┌─ INPUT MATERIAL

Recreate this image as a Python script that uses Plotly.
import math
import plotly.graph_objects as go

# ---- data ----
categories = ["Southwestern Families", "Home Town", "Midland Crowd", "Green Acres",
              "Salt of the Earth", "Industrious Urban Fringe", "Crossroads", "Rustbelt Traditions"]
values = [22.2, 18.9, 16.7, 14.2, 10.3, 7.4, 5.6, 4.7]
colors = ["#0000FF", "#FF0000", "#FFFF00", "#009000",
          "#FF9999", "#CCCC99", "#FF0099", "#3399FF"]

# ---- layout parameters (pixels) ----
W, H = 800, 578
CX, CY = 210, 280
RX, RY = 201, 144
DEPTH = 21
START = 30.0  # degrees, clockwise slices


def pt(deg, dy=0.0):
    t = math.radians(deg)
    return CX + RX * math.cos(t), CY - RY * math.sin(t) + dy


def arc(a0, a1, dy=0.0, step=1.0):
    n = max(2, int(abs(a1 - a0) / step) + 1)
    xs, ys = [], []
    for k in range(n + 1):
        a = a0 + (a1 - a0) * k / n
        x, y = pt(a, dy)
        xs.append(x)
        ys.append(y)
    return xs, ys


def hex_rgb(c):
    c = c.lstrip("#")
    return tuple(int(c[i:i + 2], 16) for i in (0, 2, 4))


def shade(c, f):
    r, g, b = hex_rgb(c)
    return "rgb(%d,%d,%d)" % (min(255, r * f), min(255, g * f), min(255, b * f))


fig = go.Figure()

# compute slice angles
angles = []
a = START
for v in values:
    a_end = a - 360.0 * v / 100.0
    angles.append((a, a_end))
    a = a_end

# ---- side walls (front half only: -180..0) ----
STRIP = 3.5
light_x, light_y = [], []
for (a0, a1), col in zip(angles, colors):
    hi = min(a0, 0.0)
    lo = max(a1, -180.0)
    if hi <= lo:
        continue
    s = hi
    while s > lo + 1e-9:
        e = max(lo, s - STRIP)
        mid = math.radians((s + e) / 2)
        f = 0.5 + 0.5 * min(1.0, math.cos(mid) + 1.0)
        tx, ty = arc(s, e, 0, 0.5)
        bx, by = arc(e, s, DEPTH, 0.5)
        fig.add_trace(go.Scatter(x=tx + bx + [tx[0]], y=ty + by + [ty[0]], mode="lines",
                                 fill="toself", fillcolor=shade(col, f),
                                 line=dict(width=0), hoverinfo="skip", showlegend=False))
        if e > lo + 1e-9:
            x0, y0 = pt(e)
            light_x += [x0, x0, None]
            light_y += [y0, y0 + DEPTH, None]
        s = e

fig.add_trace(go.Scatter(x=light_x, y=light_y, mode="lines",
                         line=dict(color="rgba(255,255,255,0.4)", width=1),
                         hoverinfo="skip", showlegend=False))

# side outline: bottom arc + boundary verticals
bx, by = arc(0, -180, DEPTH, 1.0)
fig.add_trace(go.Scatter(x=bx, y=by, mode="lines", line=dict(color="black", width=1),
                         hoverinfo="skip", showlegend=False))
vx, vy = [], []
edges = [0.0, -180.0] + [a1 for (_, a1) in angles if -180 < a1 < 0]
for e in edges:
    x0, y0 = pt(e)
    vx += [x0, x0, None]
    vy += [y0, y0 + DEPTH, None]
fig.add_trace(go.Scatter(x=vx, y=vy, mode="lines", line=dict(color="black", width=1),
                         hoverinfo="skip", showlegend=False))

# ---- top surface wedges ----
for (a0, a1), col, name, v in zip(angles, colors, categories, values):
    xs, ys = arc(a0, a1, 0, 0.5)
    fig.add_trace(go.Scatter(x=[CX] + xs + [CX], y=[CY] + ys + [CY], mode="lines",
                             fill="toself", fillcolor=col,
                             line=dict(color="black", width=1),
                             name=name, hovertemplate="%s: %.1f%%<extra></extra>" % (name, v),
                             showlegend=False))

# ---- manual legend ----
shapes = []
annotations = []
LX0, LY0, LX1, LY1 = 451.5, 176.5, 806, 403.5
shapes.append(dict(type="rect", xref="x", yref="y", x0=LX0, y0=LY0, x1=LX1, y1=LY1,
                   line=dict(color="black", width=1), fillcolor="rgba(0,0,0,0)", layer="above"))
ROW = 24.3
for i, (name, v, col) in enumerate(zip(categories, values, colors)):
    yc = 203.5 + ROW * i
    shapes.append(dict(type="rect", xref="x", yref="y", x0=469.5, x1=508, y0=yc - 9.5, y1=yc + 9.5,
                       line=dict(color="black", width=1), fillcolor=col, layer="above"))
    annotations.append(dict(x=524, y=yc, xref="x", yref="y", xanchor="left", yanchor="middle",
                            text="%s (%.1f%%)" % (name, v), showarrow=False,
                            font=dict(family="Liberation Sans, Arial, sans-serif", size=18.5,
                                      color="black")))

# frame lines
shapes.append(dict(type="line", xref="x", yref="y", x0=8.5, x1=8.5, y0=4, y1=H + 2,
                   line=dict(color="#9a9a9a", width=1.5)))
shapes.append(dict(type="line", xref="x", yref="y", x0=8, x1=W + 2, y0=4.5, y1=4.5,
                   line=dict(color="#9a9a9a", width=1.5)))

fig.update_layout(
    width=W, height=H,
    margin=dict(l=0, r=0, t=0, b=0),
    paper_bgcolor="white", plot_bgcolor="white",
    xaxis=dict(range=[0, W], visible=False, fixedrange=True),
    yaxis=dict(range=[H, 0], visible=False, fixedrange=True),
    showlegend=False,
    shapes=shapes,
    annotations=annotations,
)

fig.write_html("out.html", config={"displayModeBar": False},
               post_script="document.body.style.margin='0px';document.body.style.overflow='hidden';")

└─
┌─ INPUT MATERIAL

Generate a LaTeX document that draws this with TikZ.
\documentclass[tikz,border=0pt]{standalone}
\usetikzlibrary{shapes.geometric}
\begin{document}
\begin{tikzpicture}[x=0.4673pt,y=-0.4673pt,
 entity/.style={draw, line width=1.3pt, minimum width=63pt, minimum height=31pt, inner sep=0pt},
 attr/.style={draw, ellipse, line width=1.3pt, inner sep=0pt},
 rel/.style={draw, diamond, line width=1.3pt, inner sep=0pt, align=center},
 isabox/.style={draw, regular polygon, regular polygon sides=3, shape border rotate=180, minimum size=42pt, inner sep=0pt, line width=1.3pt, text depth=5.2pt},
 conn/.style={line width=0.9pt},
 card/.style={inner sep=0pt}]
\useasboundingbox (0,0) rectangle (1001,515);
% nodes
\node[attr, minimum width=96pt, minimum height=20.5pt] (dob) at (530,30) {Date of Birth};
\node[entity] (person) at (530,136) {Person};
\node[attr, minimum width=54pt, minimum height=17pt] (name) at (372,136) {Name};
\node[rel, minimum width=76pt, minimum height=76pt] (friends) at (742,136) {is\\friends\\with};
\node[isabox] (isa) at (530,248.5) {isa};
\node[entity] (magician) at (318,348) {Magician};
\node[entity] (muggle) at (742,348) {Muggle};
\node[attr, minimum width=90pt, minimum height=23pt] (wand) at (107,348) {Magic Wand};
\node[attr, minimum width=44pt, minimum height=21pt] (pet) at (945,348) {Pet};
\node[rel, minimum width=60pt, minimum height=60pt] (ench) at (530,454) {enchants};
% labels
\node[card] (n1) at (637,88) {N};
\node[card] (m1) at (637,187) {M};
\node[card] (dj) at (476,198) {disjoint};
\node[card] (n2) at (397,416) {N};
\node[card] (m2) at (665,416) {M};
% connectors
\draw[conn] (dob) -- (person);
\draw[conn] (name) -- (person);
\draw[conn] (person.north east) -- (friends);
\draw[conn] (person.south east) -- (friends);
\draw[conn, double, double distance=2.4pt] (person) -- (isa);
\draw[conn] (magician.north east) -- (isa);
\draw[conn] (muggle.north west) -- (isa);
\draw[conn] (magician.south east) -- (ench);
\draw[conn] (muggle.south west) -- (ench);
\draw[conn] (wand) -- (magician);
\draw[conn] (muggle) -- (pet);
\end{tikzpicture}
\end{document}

└─

• SHORT TASK
Copy exactly, and only, the lines from the one containing "Recreate this image" through the one containing "import plotly.graph_objects as go".

• EXPECTED OUTPUT
Recreate this image as a Python script that uses Plotly.
import math
import plotly.graph_objects as go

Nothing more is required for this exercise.